W 925. odcinku M jak miłość, który zostanie wyemitowany we wtorek, 4 WRZEŚNIA, odbędzie się rozprawa rozwodowa Pawła i Joanny. Zduński będzie próbował jeszcze raz przekonać żonę, żeby dogadali się w sprawie rozwodu.
- Nie myśl, że próbuję naciskać… Ale może zastanów się jeszcze raz? Jeśli zdecydujemy się na rozwód bez orzekania o winie zaoszczędzimy sobie krępujących pytań i… jeszcze bardziej krępujących odpowiedzi.

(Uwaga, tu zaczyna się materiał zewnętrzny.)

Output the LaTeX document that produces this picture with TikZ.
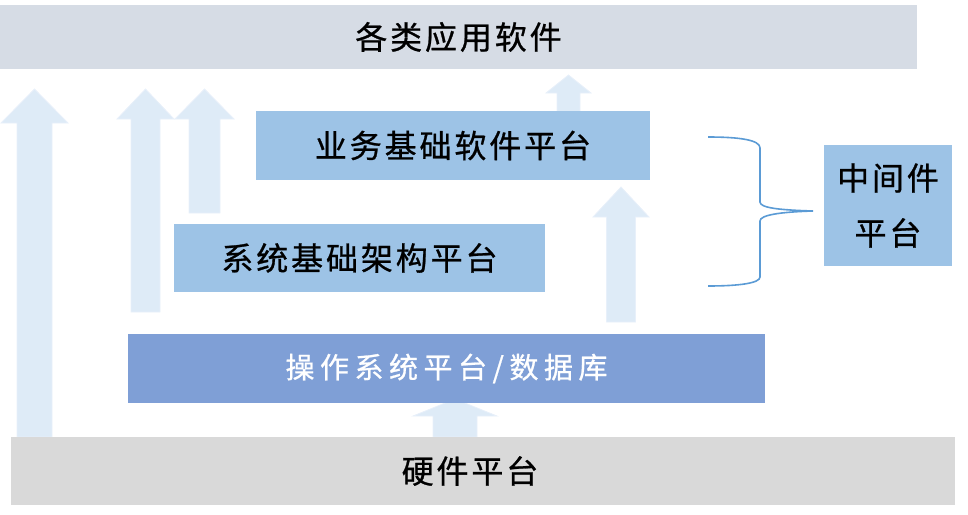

Wszystko skończy się na jednej rozprawie. Pomyśl, czy tak nie byłoby lepiej? Po co jacyś obcy ludzie mają wchodzić z butami w nasze życie? Rozstańmy się spokojnie, z klasą… - zaproponuje.
>>> M jak MIŁOŚĆ - więcej o serialu
Producenci M jak miłość ujawniają, że w tym momencie za jego plecami stanie Jan Kozłowski, kochanek Joasi.
- Jaka wzruszająca przemowa! Może lepiej zostaw ją na salę sądową? Coś mi się wydaje, że może ci się przydać... - Jan rzuci Pawłowi spojrzenie pełne kpiny.
- Witaj, kochanie… - przywita się z Asią.
Na rozprawie adwokat Joanny ogłosi: - Moja klientka nie wyraża zgody na rozwód bez orzekania o winie. Wnosi o orzeczenie rozwodu z wyłącznej winy powoda!
Czyżby Zduńska zapomniała, że to ona wyjechała z kochankiem do USA?
W kolejnych odcinkach Jan zostanie powołany na świadka w sprawie rozwodowej. Ku zaskoczeniu wszystkich kochanek będzie zeznawał przeciwko Asi. W sądzie wyzna, że pomieszkiwała u niego i ponosi całkowita winę za rozpad małżeństwa z Pawłem. Joanna będzie próbowała wyprzeć się jego słowom i zarzuci Janowi kłamstwo, ale sąd i tak orzeknie rozwód z jej winy!